Fuchs’ dystrophy is a genetic disease of the cornea. It occurs when the innermost cells of the cornea called the endothelium die off. These cells normally pump fluid from the cornea to keep it clear. As these cells decrease in number, fluid builds up and the cornea gets swollen causing the vision to become cloudy.
Fuchs’ dystrophy has two stages. In the early stage (stage 1), you may notice few, if any, problems. Vision may be hazy in the morning but gets better throughout the day. In the more advanced, stage 2, vision remains blurry all day. Fluid builds up in the cornea during sleep and not enough dries up during the day. Also, tiny blisters may form on the surface of the cornea and may cause irritation or pain. People in their 30s and 40s may have Fuchs’ dystrophy but not know it. Vision problems might not appear until age 50 or later. Women are more likely than men to have Fuchs’ dystrophy.
Fuchs’ dystrophy can be diagnosed during a routine eye exam. In people with Fuchs’, the cornea displays small “bumps” on its back surface called guttae. Your doctor can detect these with a specialized microscope called a slit lamp. Usually, Fuchs’ dystrophy can be diagnosed long before patients have any visual symptoms.
As Fuchs’ dystrophy gets more severe your eye doctor may detect swelling in the cornea or small blisters on the surface of the eye. An advanced corneal imaging system, called specular microscopy, can be used to determine the severity of Fuchs’ dystrophy.

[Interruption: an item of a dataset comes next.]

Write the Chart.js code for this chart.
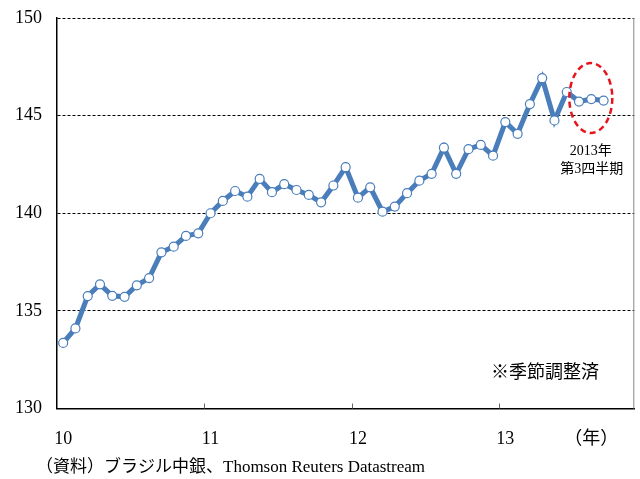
<!DOCTYPE html>
<html>
<head>
<meta charset="utf-8">
<script src="https://cdn.jsdelivr.net/npm/chart.js@4/dist/chart.umd.min.js"></script>
<style>
  html, body { margin: 0; padding: 0; background: #fff; }
</style>
</head>
<body>
<canvas id="brChart" width="640" height="479"></canvas>
<script>
// monthly index, Jan 2010 - Sep 2013 (seasonally adjusted)
const months = [];
for (let y = 10; y <= 13; y++) {
  for (let m = 1; m <= 12; m++) {
    if (y === 13 && m > 11) break;
    months.push(y + "/" + m);
  }
}
const values = [
  133.36, 134.10, 135.76, 136.36, 135.77, 135.72, 136.31, 136.68, 138.00, 138.29, 138.84, 138.97,
  140.00, 140.63, 141.14, 140.85, 141.76, 141.08, 141.49, 141.19, 140.94, 140.56, 141.42, 142.36,
  140.80, 141.33, 140.08, 140.34, 141.03, 141.67, 142.02, 143.36, 142.02, 143.28, 143.50, 142.95,
  144.67, 144.07, 145.59, 146.92, 144.75, 146.21, 145.72, 145.85, 145.77
];
const yearLabels = { 0: "10", 12: "11", 24: "12", 36: "13", 43: "（年）" };
const yearStarts = [12, 24, 36];

const serif = '"Liberation Serif", "Times New Roman", "Noto Sans CJK JP", serif';
const blue = "#4a7ebb";

// inward year ticks, right frame, ellipse and notes
const extras = {
  id: "extras",
  afterDraw(chart) {
    const ctx = chart.ctx;
    const xs = chart.scales.x, ys = chart.scales.y;
    const a = chart.chartArea;
    ctx.save();
    ctx.strokeStyle = "#888";
    ctx.lineWidth = 1;
    ctx.beginPath();
    ctx.moveTo(a.right - 0.5, a.top);
    ctx.lineTo(a.right - 0.5, a.bottom);
    ctx.stroke();
    ctx.strokeStyle = "#666";
    yearStarts.forEach(function (i) {
      const x = Math.round((xs.getPixelForValue(i - 1) + xs.getPixelForValue(i)) / 2) + 0.5;
      ctx.beginPath();
      ctx.moveTo(x, a.bottom);
      ctx.lineTo(x, a.bottom - 5);
      ctx.stroke();
    });

    // red dashed ellipse round the latest quarter
    const cx = xs.getPixelForValue(43) - 0.5;
    const cy = ys.getPixelForValue(145.9);
    ctx.strokeStyle = "#e8141c";
    ctx.lineWidth = 2.5;
    ctx.setLineDash([6, 4]);
    ctx.beginPath();
    ctx.ellipse(cx, cy, 21.5, 35, 0, 0, Math.PI * 2);
    ctx.stroke();
    ctx.setLineDash([]);

    ctx.fillStyle = "#000";
    ctx.textBaseline = "middle";
    ctx.textAlign = "center";
    ctx.font = "14px " + serif;
    ctx.fillText("2013年", cx, 151);
    ctx.fillText("第3四半期", cx + 1, 169);

    ctx.textAlign = "left";
    ctx.font = "18px " + serif;
    ctx.fillText("※季節調整済", 491, 373);

    ctx.font = "17px " + serif;
    ctx.fillText("（資料）ブラジル中銀、Thomson Reuters Datastream", 36, 468);
    ctx.restore();
  }
};

const config = {
  type: "line",
  data: {
    labels: months,
    datasets: [
      {
        data: values,
        borderColor: blue,
        borderWidth: 5,
        pointRadius: 4.5,
        pointBackgroundColor: "#fff",
        pointBorderColor: blue,
        pointBorderWidth: 1.2,
        tension: 0,
      },
    ],
  },
  options: {
    responsive: false,
    animation: false,
    layout: { padding: { top: 18, right: 1, left: 0, bottom: 0 } },
    plugins: {
      legend: { display: false },
      tooltip: { enabled: false },
    },
    scales: {
      x: {
        offset: true,
        grid: { display: true, drawOnChartArea: false, tickLength: 16, tickColor: "rgba(0,0,0,0)" },
        border: { color: "#000", width: 1.5 },
        ticks: {
          autoSkip: false,
          maxRotation: 0,
          padding: 4,
          color: "#000",
          font: { family: serif, size: 18 },
          callback: function (v, i) {
            return yearLabels[i] !== undefined ? yearLabels[i] : "";
          },
        },
        afterFit: function (scale) {
          scale.height = 70.5;
        },
      },
      y: {
        min: 130,
        max: 150,
        grid: { color: "#000", lineWidth: 1, tickLength: 12, tickColor: "rgba(0,0,0,0)" },
        border: { color: "#000", width: 1.5, dash: [3, 2] },
        ticks: {
          stepSize: 5,
          padding: 3,
          color: "#000",
          font: { family: serif, size: 18 },
        },
        afterFit: function (scale) {
          scale.width = 57;
        },
      },
    },
  },
  plugins: [extras],
};

new Chart(document.getElementById("brChart").getContext("2d"), config);
</script>
</body>
</html>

This microscope takes a picture of the individual cells, called the endothelium, on the back surface of the cornea. With this instrument, your eye doctor can determine the health of these cells and the severity and prognosis of the disease. It may also be useful to measure the thickness of the cornea with an ultrasonic pachymeter. By measuring corneal thickness, it is possible to determine the progression of the dystrophy.
Treatment for Fuchs’ Dystrophy
In the early stages, Fuchs’ dystrophy may not affect your vision and no treatment is needed. If some mild early morning blurry vision occurs, eyedrops can be used to reduce some of the swelling. As the condition advances a corneal transplant may be necessary to restore vision. The surgeons at Northeast Ohio Eye Surgeons are at the forefront of corneal transplant technology. To treat Fuchs’ dystrophy, Dr. Jones and Dr. Lohman use the most advanced techniques of corneal transplantation — DMEK and DSAEK. These procedures provide the best vision and fastest visual recovery possible for patients with Fuchs’ dystrophy. With DMEK and DSAEK, 99% of your cornea is left intact and only the damaged innermost layer of the cornea is replaced. It is sometimes possible to restore 20/20 vision with these advanced surgeries.
More information about Fuchs’ dystrophy can be found at The Corneal Dystrophy Foundation. They also have a support group, called Fuchs’ Friends, where people with Fuchs’ dystrophy can talk with others who have the same condition.